Igualmente comoventes são as páginas que Veva, na abertura do livro, e Zuza, em outros capítulos, dedicam a uma de suas irmãs, Conceição. Alegre, despachada e líder da turma, também no primeiro momento internada no orfanato, no qual nunca conseguiu se adaptar, um dia ela simplesmente desapareceu, depois de ter ido à procura de um namorado. Nunca mais tiveram notícias dela, sendo esse, até hoje, um dos maiores traumas da família. No final do depoimento, Veva registra: “Conceição, eu não tenho mais o que falar, só tenho que chorar porque nada está ao meu alcance, pois só existe esperança enquanto há vida. Paro por aqui e deixo o resto para a minha irmã desabafar no seu divã”.
Além dos desabafos, que faz desse livro um documento impressionante, mas nem por isso amargurado, Zuza narra passagens alegres, como a sua ligação com a Escola de Samba Cidade Jardim e o seu amor pelo carnaval. Sem deixar de lado a política: ela foi candidata a vereadora de BH pelo Partido Verde, recebendo 300 votos. Em outros momentos, mesmo discretamente, fala ainda de alguns amores, afinal de contas ninguém é de ferro. Para concluir com as seguintes palavras: “Aqui não tem uma mentira, não tem ficção, é tudo realidade, pode botar fé em minha escrita terapêutica. Tenho 63 anos de janela e 106 de experiência”.
Divã de papel
• De Maria de Jesus da Silva, a Zuza
• Anome Livros, 418 páginas, R$ 40
• Lançamento terça-feira, a partir das 18h30, na Academia Mineira de Letras, Rua da Bahia, 1.466. Informações: (31) 3222-5764.
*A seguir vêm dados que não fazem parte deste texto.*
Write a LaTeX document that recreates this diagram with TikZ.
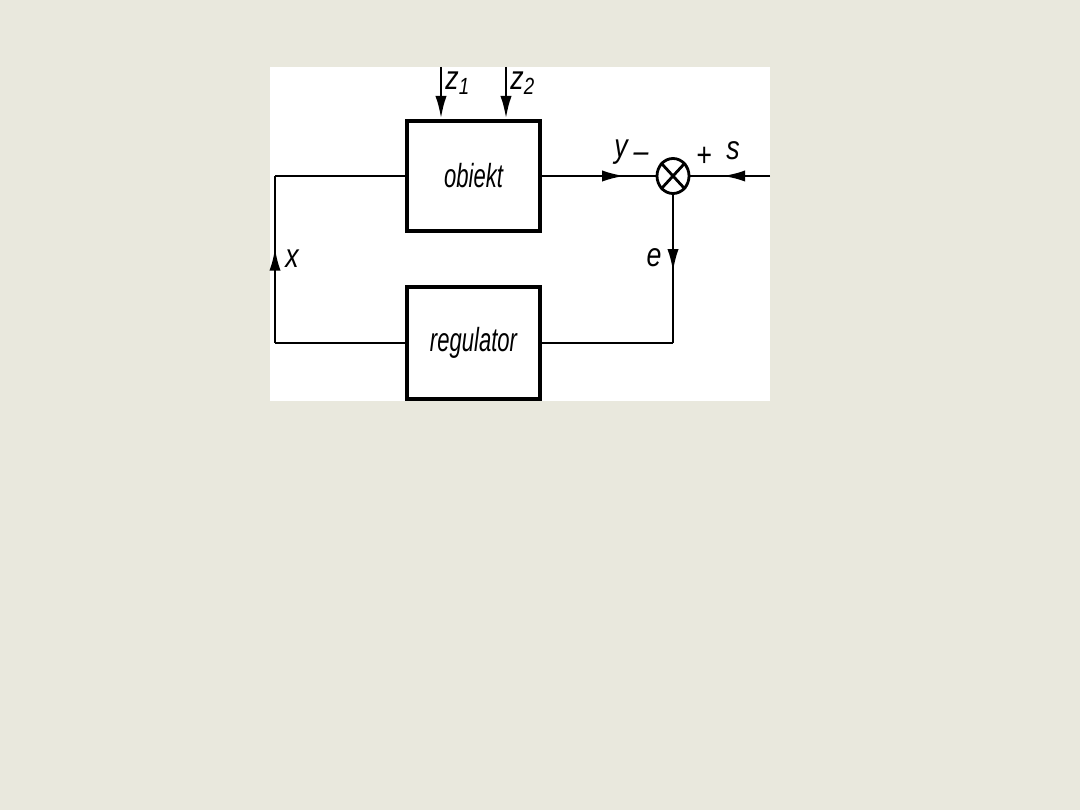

Maria de Jesus da Silva - Escritora
O que ficou para você de toda essa história de vida?
Disso tudo me ficou um aprendizado muito grande, mas não ficou revolta, porque consegui, graças à minha luta, transformar o limão em limonada e o sofrimento em graça.
Você chegou a estudar?
É claro que no orfanato aprendi alguma coisa, apesar da grande discriminação que eu e minhas irmãs sofremos, pelo fato de sermos negras. No mais, fui me virando por mim mesma. Na vida, a gente aprende a caminhar no amor ou no sofrimento. No meu caso, foi na dor e nos tropeços.
No livro você contou tudo?
Digamos que quase tudo. Só algumas coisinhas que não. Afinal de contas, todos nós temos segredos, que são inconfessáveis, e que devem ser levados para o túmulo.